Procedural History: Colemans filed negligence action vs. DF.  During discovery, Colemans requested donor’s name and address, DF refused to provide, but district court originally ordered DF to provide such information.  When they gave donor card copies to PL, one had a social security number on it, and when PL’s attempted to use it, DF moved it be prevented from doing so.  Court ordered PL to return any names/addresses they found from this search.

Colemans appealed, arguing DC was wrong not to let them sue the donor.  This court agreed.  When remanded back to DC again, DF filed 41b motion to dismiss, which was granted, and then PL appealed the dismissal.

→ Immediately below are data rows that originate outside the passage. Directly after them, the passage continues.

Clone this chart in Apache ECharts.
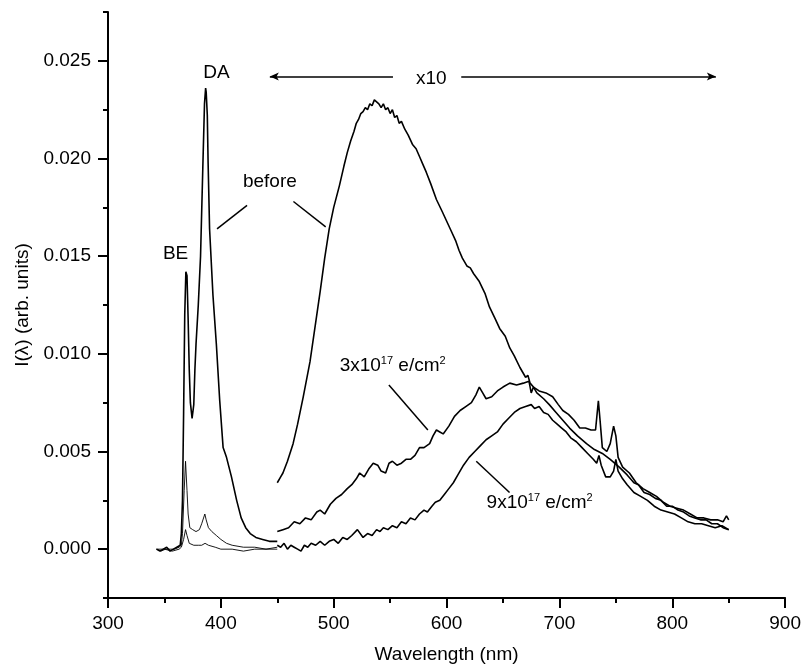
<!DOCTYPE html>
<html lang="en">

<head>
    <meta charset="UTF-8">
    <title>Luminescence spectra</title>
    <style>
        html, body { margin: 0; padding: 0; background: #fff; }
        #chart { width: 804px; height: 669px; }
    </style>
</head>

<body>
    <div id="chart"></div>
    <script src="https://cdn.jsdelivr.net/npm/echarts@6.0.0/dist/echarts.min.js"></script>
    <script>
        // axis ticks
        const xTicks = [300, 400, 500, 600, 700, 800, 900];
        const yTicks = [0, 0.005, 0.010, 0.015, 0.020, 0.025];
        const yMinorTicks = [-0.0025, 0.0025, 0.0075, 0.0125, 0.0175, 0.0225, 0.0275];

        // UV part, before irradiation (BE and DA peaks)
        const uvBeforeNm = [343, 346, 349, 352, 355, 358, 361, 364, 365, 366, 367, 368, 369, 370, 371, 372, 373, 374.5, 376, 377, 378, 380, 382, 384, 385.5, 386.5, 387, 388, 388.7, 390, 393, 396, 399, 402, 405, 409.4, 414, 418, 422, 426, 431, 437, 443, 450];
        const uvBeforeI = [0.0000, -0.0001, 0.0000, 0.0001, -0.0001, 0.0000, 0.0001, 0.0002, 0.0008, 0.0025, 0.0070, 0.0120, 0.0142, 0.0140, 0.0118, 0.0092, 0.0075, 0.0067, 0.0074, 0.0092, 0.0105, 0.0125, 0.0150, 0.0195, 0.0228, 0.0236, 0.0234, 0.0222, 0.0198, 0.0164, 0.0130, 0.0105, 0.0076, 0.0052, 0.0047, 0.0037, 0.0025, 0.0016, 0.0011, 0.0008, 0.0006, 0.0005, 0.0004, 0.0004];

        // UV part, after 3x10^17 and 9x10^17 e/cm2 (thin lines)
        const uvMidNm = [343, 347, 351, 355, 359, 363, 365, 366, 367.5, 368.7, 370, 371, 372.5, 375, 378, 381, 383, 385.8, 387, 389, 392, 396, 400, 405, 410, 420, 430, 440, 450];
        const uvMidI = [0.0000, -0.0001, 0.0000, 0.0000, 0.0000, 0.0001, 0.0002, 0.0008, 0.0030, 0.0045, 0.0030, 0.0018, 0.0011, 0.0010, 0.0009, 0.0010, 0.0013, 0.0018, 0.0015, 0.0011, 0.0009, 0.0007, 0.0005, 0.0003, 0.0002, 0.0001, 0.0001, 0.0000, 0.0001];
        const uvHighNm = [343, 350, 357, 363, 365, 367, 368.7, 370, 372, 376, 380, 383, 386, 389, 395, 400, 410, 420, 430, 440, 450];
        const uvHighI = [0.0000, 0.0000, -0.0001, 0.0000, 0.0001, 0.0005, 0.0010, 0.0007, 0.0003, 0.0002, 0.0002, 0.0002, 0.0003, 0.0002, 0.0001, 0.0000, 0.0000, -0.0001, 0.0000, 0.0000, 0.0000];

        // visible band (x10), before irradiation
        const visBeforeNm = [450, 453, 455, 459, 464, 468, 473, 479, 484, 488, 492, 496, 500, 505, 509, 512, 515, 518, 520, 522, 524, 526, 528, 530, 532, 534, 536, 538, 540, 542, 544, 546, 548, 550, 552, 554, 556, 558, 560, 563, 566, 570, 573, 576, 579, 582, 586, 591, 596, 600, 604, 608, 611, 614, 618, 621, 624, 629, 634, 638, 643, 647, 652, 656, 660, 665, 670, 672, 674, 677, 680, 686, 691, 697, 703, 709, 716, 724, 731, 738, 745, 753, 760, 766, 770, 775, 780, 785, 790, 795, 800, 805, 810, 815, 820, 825, 830, 835, 840, 845, 850];
        const visBeforeI = [0.0034, 0.0037, 0.0039, 0.0045, 0.0054, 0.0064, 0.0078, 0.0096, 0.0116, 0.0132, 0.0149, 0.0164, 0.0175, 0.0186, 0.0196, 0.0203, 0.0209, 0.0214, 0.0218, 0.0220, 0.0223, 0.0224, 0.0226, 0.0225, 0.0228, 0.0227, 0.0230, 0.0229, 0.0228, 0.0226, 0.0228, 0.0225, 0.0226, 0.0223, 0.0225, 0.0221, 0.0222, 0.0218, 0.0219, 0.0215, 0.0212, 0.0207, 0.0205, 0.0201, 0.0197, 0.0193, 0.0187, 0.0179, 0.0173, 0.0168, 0.0163, 0.0158, 0.0153, 0.0149, 0.0145, 0.0144, 0.0141, 0.0137, 0.0131, 0.0124, 0.0118, 0.0113, 0.0109, 0.0103, 0.0099, 0.0093, 0.0088, 0.0089, 0.0085, 0.0083, 0.0080, 0.0077, 0.0074, 0.0070, 0.0066, 0.0062, 0.0058, 0.0054, 0.0051, 0.0049, 0.0046, 0.0042, 0.0038, 0.0034, 0.0033, 0.0029, 0.0028, 0.0026, 0.0025, 0.0022, 0.0022, 0.0020, 0.0019, 0.0017, 0.0016, 0.0015, 0.0015, 0.0013, 0.0013, 0.0011, 0.0010];

        // visible band (x10), after 3x10^17 e/cm2
        const visMidNm = [450, 455, 460, 465, 470, 475, 480, 485, 488, 492, 497, 502, 507, 512, 516, 520, 523, 527, 531, 535, 539, 542, 546, 549, 552, 556, 560, 564, 568, 572, 576, 580, 585, 588, 591, 594, 597, 602, 607, 612, 617, 622, 626, 629, 632, 635, 640, 645, 650, 656, 662, 668, 673, 675, 677, 682, 688, 694, 699, 703, 708, 713, 718, 723, 728, 732, 734.5, 736, 738, 742, 745, 748, 750, 752, 756, 762, 768, 774, 780, 786, 792, 798, 804, 810, 816, 822, 828, 834, 840, 845, 848, 850];
        const visMidI = [0.0009, 0.0010, 0.0011, 0.0014, 0.0013, 0.0016, 0.0015, 0.0019, 0.0020, 0.0018, 0.0023, 0.0026, 0.0028, 0.0031, 0.0033, 0.0036, 0.0039, 0.0037, 0.0041, 0.0044, 0.0043, 0.0040, 0.0039, 0.0044, 0.0045, 0.0043, 0.0044, 0.0046, 0.0046, 0.0048, 0.0052, 0.0052, 0.0054, 0.0058, 0.0061, 0.0060, 0.0059, 0.0063, 0.0068, 0.0071, 0.0073, 0.0075, 0.0079, 0.0083, 0.0080, 0.0077, 0.0078, 0.0081, 0.0083, 0.0085, 0.0084, 0.0085, 0.0086, 0.0080, 0.0083, 0.0081, 0.0080, 0.0078, 0.0074, 0.0071, 0.0069, 0.0066, 0.0062, 0.0062, 0.0061, 0.0061, 0.0076, 0.0066, 0.0052, 0.0050, 0.0054, 0.0063, 0.0058, 0.0047, 0.0042, 0.0039, 0.0034, 0.0031, 0.0029, 0.0027, 0.0024, 0.0022, 0.0021, 0.0020, 0.0018, 0.0016, 0.0016, 0.0015, 0.0015, 0.0014, 0.0017, 0.0015];

        // visible band (x10), after 9x10^17 e/cm2
        const visHighNm = [450, 453, 456, 459, 462, 465, 468, 471, 474, 477, 480, 484, 488, 492, 496, 500, 504, 508, 512, 516, 521, 526, 530, 534, 538, 541, 544, 548, 552, 556, 560, 564, 568, 572, 576, 580, 583, 587, 590, 594, 598, 602, 606, 610, 615, 620, 625, 630, 635, 640, 645, 650, 655, 660, 665, 670, 675, 678, 682, 686, 690, 694, 698, 702, 706, 710, 715, 720, 725, 730, 733, 735, 737, 741, 745, 748, 750, 752, 756, 760, 766, 772, 778, 784, 790, 796, 802, 808, 814, 820, 826, 832, 838, 844, 850];
        const visHighI = [0.0002, 0.0001, 0.0003, 0.0000, 0.0002, 0.0001, 0.0000, -0.0001, 0.0002, 0.0001, 0.0003, 0.0002, 0.0004, 0.0002, 0.0004, 0.0005, 0.0003, 0.0006, 0.0005, 0.0007, 0.0010, 0.0006, 0.0008, 0.0007, 0.0010, 0.0009, 0.0011, 0.0010, 0.0012, 0.0011, 0.0014, 0.0013, 0.0016, 0.0015, 0.0018, 0.0020, 0.0019, 0.0022, 0.0024, 0.0025, 0.0028, 0.0031, 0.0034, 0.0038, 0.0043, 0.0047, 0.0050, 0.0053, 0.0056, 0.0058, 0.0060, 0.0064, 0.0067, 0.0070, 0.0072, 0.0073, 0.0074, 0.0072, 0.0073, 0.0070, 0.0069, 0.0066, 0.0064, 0.0062, 0.0060, 0.0057, 0.0055, 0.0052, 0.0049, 0.0046, 0.0044, 0.0048, 0.0043, 0.0037, 0.0037, 0.0040, 0.0046, 0.0040, 0.0036, 0.0033, 0.0029, 0.0027, 0.0025, 0.0022, 0.0020, 0.0019, 0.0018, 0.0016, 0.0014, 0.0013, 0.0013, 0.0012, 0.0011, 0.0012, 0.0010];

        // annotations, in data coordinates [nm, I]
        const noteTexts = [
            { text: 'DA', at: [396.2, 0.0244] },
            { text: 'BE', at: [359.9, 0.0151] },
            { text: 'before', at: [443.4, 0.0188] },
            { text: 'x10', at: [586.5, 0.0241] },
            { text: '3x10{sup|17} e/cm{sup|2}', at: [552.2, 0.0094] },
            { text: '9x10{sup|17} e/cm{sup|2}', at: [682.4, 0.0024] }
        ];
        const leaderLines = [
            [[423.2, 0.0176], [396.6, 0.0164]],
            [[464.3, 0.0178], [492.9, 0.0165]],
            [[548.9, 0.0084], [583.4, 0.0061]],
            [[626.3, 0.0045], [655.8, 0.0029]]
        ];
        const arrowLines = [
            [[552.5, 0.0242], [443.4, 0.0242]],
            [[613.0, 0.0242], [838.6, 0.0242]]
        ];

        const font = '"Liberation Sans", Arial, Helvetica, sans-serif';
        const fontSize = 19;
        const pairs = (xs, ys) => xs.map((x, i) => [x, ys[i]]);

        function curve(name, xs, ys, width) {
            return {
                name: name,
                type: 'line',
                data: pairs(xs, ys),
                showSymbol: false,
                symbol: 'none',
                silent: true,
                lineStyle: { color: '#000', width: width },
                z: 3
            };
        }

        let series = [
            curve('uv before', uvBeforeNm, uvBeforeI, 1.6),
            curve('uv 3e17', uvMidNm, uvMidI, 0.9),
            curve('uv 9e17', uvHighNm, uvHighI, 0.9),
            curve('vis before', visBeforeNm, visBeforeI, 1.6),
            curve('vis 3e17', visMidNm, visMidI, 1.6),
            curve('vis 9e17', visHighNm, visHighI, 1.6)
        ];
        series[0].markLine = {
            silent: true,
            animation: false,
            label: { show: false },
            lineStyle: { color: '#000', width: 1.5, type: 'solid' },
            symbol: ['none', 'none'],
            data: leaderLines.map(l => [{ coord: l[0], symbol: 'none' }, { coord: l[1], symbol: 'none' }])
                .concat(arrowLines.map(l => [{ coord: l[0], symbol: 'none' }, { coord: l[1], symbol: 'arrow', symbolSize: [6, 9] }]))
        };

        let axisLineStyle = { color: '#000', width: 2 };

        let option = {
            animation: false,
            backgroundColor: '#fff',
            grid: { left: 108, right: 18, top: 12, bottom: 70 },
            xAxis: {
                type: 'value',
                min: xTicks[0],
                max: xTicks[xTicks.length - 1],
                interval: 100,
                name: 'Wavelength (nm)',
                nameLocation: 'middle',
                nameGap: 47,
                nameTextStyle: { fontFamily: font, fontSize: fontSize, color: '#000' },
                axisLine: { show: true, onZero: false, lineStyle: axisLineStyle },
                axisTick: { show: true, length: 10, lineStyle: axisLineStyle },
                minorTick: { show: true, splitNumber: 2, length: 5, lineStyle: axisLineStyle },
                axisLabel: { fontFamily: font, fontSize: fontSize, color: '#000', margin: 16 },
                splitLine: { show: false }
            },
            yAxis: [{
                type: 'value',
                min: -0.0025,
                max: 0.0275,
                name: 'I(λ) (arb. units)',
                nameLocation: 'middle',
                nameGap: 76,
                nameTextStyle: { fontFamily: font, fontSize: fontSize, color: '#000' },
                axisLine: { show: true, onZero: false, lineStyle: axisLineStyle },
                axisTick: { show: true, length: 10, lineStyle: axisLineStyle, customValues: yTicks },
                axisLabel: {
                    fontFamily: font, fontSize: fontSize, color: '#000', margin: 17,
                    customValues: yTicks,
                    formatter: v => v.toFixed(3)
                },
                splitLine: { show: false }
            }, {
                type: 'value',
                position: 'left',
                min: -0.0025,
                max: 0.0275,
                axisLine: { show: false },
                axisTick: { show: true, length: 5, lineStyle: axisLineStyle, customValues: yMinorTicks },
                axisLabel: { show: false },
                splitLine: { show: false }
            }],
            series: series
        };

        let chart = echarts.init(document.getElementById('chart'));
        chart.setOption(option);

        // text annotations placed from data coordinates
        let graphics = noteTexts.map(n => {
            let p = chart.convertToPixel({ xAxisIndex: 0, yAxisIndex: 0 }, n.at);
            return {
                type: 'text',
                x: p[0],
                y: p[1],
                silent: true,
                style: {
                    text: n.text,
                    fontFamily: font,
                    fontSize: fontSize,
                    fill: '#000',
                    align: 'center',
                    verticalAlign: 'middle',
                    rich: {
                        sup: { fontFamily: font, fontSize: 11, fill: '#000', verticalAlign: 'top', padding: [0, 0, 9, 0] }
                    }
                }
            };
        });
        chart.setOption({ graphic: graphics });
    </script>
</body>

</html>
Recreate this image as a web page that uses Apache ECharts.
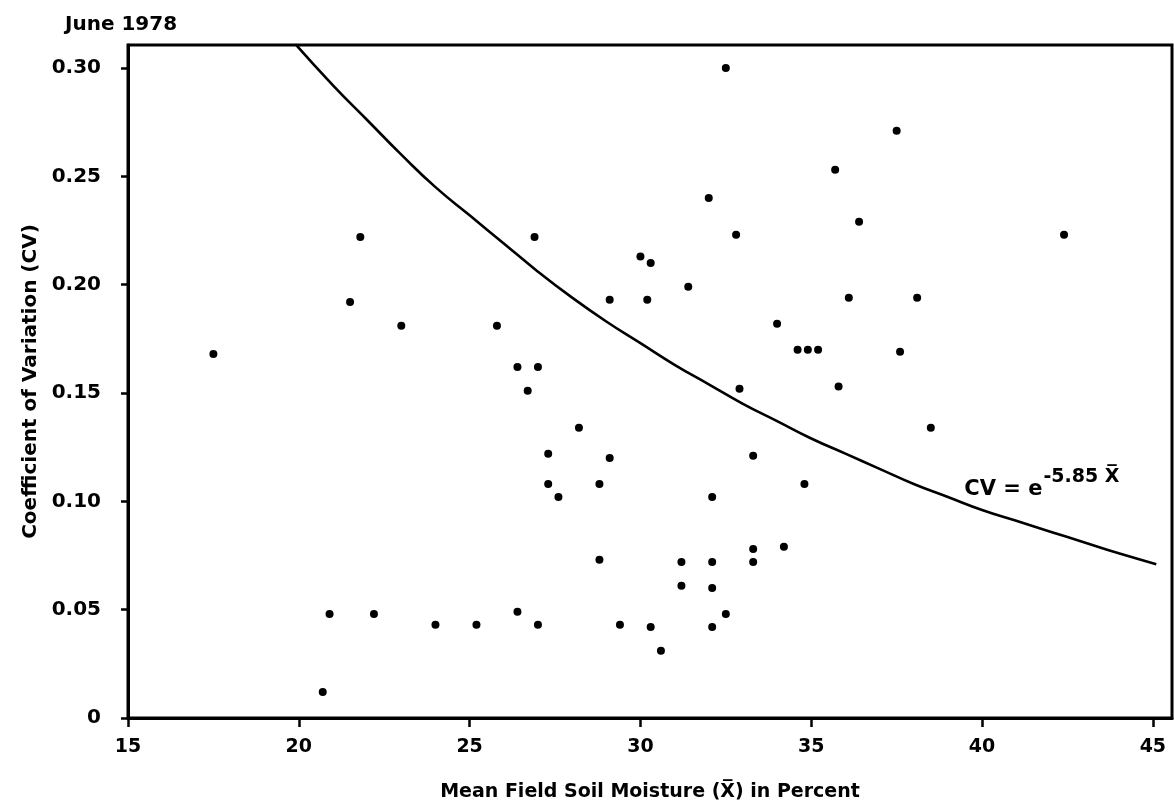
<!DOCTYPE html>
<html>
<head>
<meta charset="utf-8">
<title>June 1978 — Coefficient of Variation vs Mean Field Soil Moisture</title>
<script src="https://cdn.jsdelivr.net/npm/echarts@6/dist/echarts.min.js"></script>
<style>
  html, body { margin: 0; padding: 0; background: #fff; }
  #chart { width: 1174px; height: 809px; }
</style>
</head>
<body>
<div id="chart"></div>
<script>
// Field sample points: mean soil moisture (%) and coefficient of variation
const moisture = [
  17.5, 20.7, 20.9, 21.5, 21.8, 22.2, 23.0, 24.0, 25.2, 25.8,
  26.4, 26.4, 26.7, 26.9, 27.0, 27.0, 27.3, 27.3, 27.6, 28.2,
  28.8, 28.8, 29.1, 29.1, 29.4, 30.0, 30.3, 30.2, 30.3, 30.6,
  31.2, 31.2, 31.4, 32.0, 32.1, 32.1, 32.1, 32.1, 32.5, 32.5,
  32.8, 32.9, 33.3, 33.3, 33.3, 34.0, 34.2, 34.6, 34.8, 34.9,
  35.2, 35.7, 35.8, 36.1, 36.4, 37.5, 37.6, 38.1, 38.5, 42.4
];
const cv = [
  0.168, 0.012, 0.048, 0.192, 0.222, 0.048, 0.181, 0.043, 0.043, 0.181,
  0.162, 0.049, 0.151, 0.222, 0.162, 0.043, 0.122, 0.108, 0.102, 0.134,
  0.108, 0.073, 0.193, 0.120, 0.043, 0.213, 0.210, 0.193, 0.042, 0.031,
  0.072, 0.061, 0.199, 0.240, 0.102, 0.072, 0.060, 0.042, 0.048, 0.300,
  0.223, 0.152, 0.121, 0.078, 0.072, 0.182, 0.079, 0.170, 0.108, 0.170,
  0.170, 0.253, 0.153, 0.194, 0.229, 0.271, 0.169, 0.194, 0.134, 0.223
];

// Fitted envelope curve CV = e^(-5.85 X̄), sampled along the plot
const curveX = [19.9, 21, 22, 23, 24, 25, 26, 27, 28, 29, 30, 31, 32, 33, 34, 35, 36, 37, 38, 39, 40, 41, 42, 43, 44, 45.1];
const curveY = [0.311, 0.292, 0.276, 0.260, 0.245, 0.232, 0.219, 0.206, 0.194, 0.183, 0.173, 0.163, 0.154, 0.145, 0.137, 0.129, 0.122, 0.115, 0.108, 0.102, 0.096, 0.091, 0.086, 0.081, 0.076, 0.071];

// Axis ticks and their labels
const xTicks = [15, 20, 25, 30, 35, 40, 45];
const yTicks = [0, 0.05, 0.10, 0.15, 0.20, 0.25, 0.30];
const yTickLabels = ['0', '0.05', '0.10', '0.15', '0.20', '0.25', '0.30'];

const FONT = '"DejaVu Sans", "Liberation Sans", sans-serif';

const points = moisture.map((x, i) => [x, cv[i]]);
const curve = curveX.map((x, i) => [x, curveY[i]]);

const chart = echarts.init(document.getElementById('chart'), null, { renderer: 'canvas' });

chart.setOption({
  backgroundColor: '#ffffff',
  animation: false,
  title: {
    text: 'June 1978',
    left: 60,
    top: 10,
    textStyle: { fontFamily: FONT, fontSize: 20, fontWeight: 'bold', color: '#000' }
  },
  grid: {
    left: 128, top: 45, right: 2, bottom: 91,
    show: true,
    borderColor: '#000',
    borderWidth: 3,
    backgroundColor: 'transparent'
  },
  xAxis: {
    type: 'value',
    min: 15,
    max: 45.56,
    name: 'Mean Field Soil Moisture (X\u0305) in Percent',
    nameLocation: 'middle',
    nameGap: 65,
    nameTextStyle: { fontFamily: FONT, fontSize: 19, fontWeight: 'bold', color: '#000' },
    axisLine: { show: true, onZero: false, lineStyle: { color: '#000', width: 3 } },
    axisTick: { show: true, inside: false, length: 9, customValues: xTicks, lineStyle: { color: '#000', width: 2.5 } },
    axisLabel: {
      customValues: xTicks,
      margin: 20,
      fontFamily: FONT, fontSize: 19, fontWeight: 'bold', color: '#000'
    },
    splitLine: { show: false }
  },
  yAxis: {
    type: 'value',
    min: 0,
    max: 0.3106,
    name: 'Coefficient of Variation (CV)',
    nameLocation: 'middle',
    nameRotate: 90,
    nameGap: 86,
    nameTextStyle: { fontFamily: FONT, fontSize: 20, fontWeight: 'bold', color: '#000' },
    axisLine: { show: true, onZero: false, lineStyle: { color: '#000', width: 3 } },
    axisTick: { show: true, inside: false, length: 7, customValues: yTicks, lineStyle: { color: '#000', width: 2.5 } },
    axisLabel: {
      customValues: yTicks,
      margin: 27,
      fontFamily: FONT, fontSize: 20, fontWeight: 'bold', color: '#000',
      formatter: function (v) {
        const i = yTicks.findIndex(t => Math.abs(t - v) < 1e-9);
        return i >= 0 ? yTickLabels[i] : '';
      }
    },
    splitLine: { show: false }
  },
  series: [
    {
      name: 'envelope',
      type: 'line',
      data: curve,
      showSymbol: false,
      smooth: true,
      clip: true,
      lineStyle: { color: '#000', width: 2.6 },
      markPoint: {
        symbol: 'circle',
        symbolSize: 0,
        data: [{ coord: [41.75, 0.108] }],
        label: {
          show: true,
          position: 'inside',
          formatter: '{a|CV = e}{b|-5.85 X\u0305}',
          rich: {
            a: { fontFamily: FONT, fontSize: 21, fontWeight: 'bold', color: '#000', verticalAlign: 'bottom' },
            b: { fontFamily: FONT, fontSize: 19, fontWeight: 'bold', color: '#000', padding: [0, 0, 13, 1], verticalAlign: 'bottom' }
          }
        }
      }
    },
    {
      name: 'fields',
      type: 'scatter',
      data: points,
      symbol: 'circle',
      symbolSize: 8,
      itemStyle: { color: '#000', opacity: 1 }
    }
  ]
});
</script>
</body>
</html>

Facts: PL got HIV then AIDS from an unknown donor through the alleged negligence of DF.  PL files discovery motion to obtain the name of the donor to see if they had HIV, so they could connect their negligence claim, but were denied.

Issue(s): Under federal rules of Civ. Pro, was there an abuse of discretion by the lower court in refusing to deny PL’s discovery motion?  Which standard should be used for discovery: admissibility or relevance?

Court’s Rationale/Reasoning: Any kind of evidence, hearsay or not, is permitted in this discovery process, b/c above all else it will help the court decide the truth in this case (discovery of admissible evidence).

Rule: A court is not permitted to preclude the discovery of arguably important/relevant information solely b/c if the information were introduced at trial, it would be “speculative at best.

Also see rules 37b and 41b.

Holding: The court rules it was an abuse of discretion to deny PL motion for reversal of precluded information from discovery, as there was at least relevant information, but does not find any abuse in its discretion in refusing to grant the original request (was too burdensome and expensive).

Dissenting: Ryan believes the court should have never analyzed the case based on rules 41b and 37b only, for they do not address the sanctions the PL’s attorney should have received for blatantly violating the court order not to divulge the name of the donor who dies.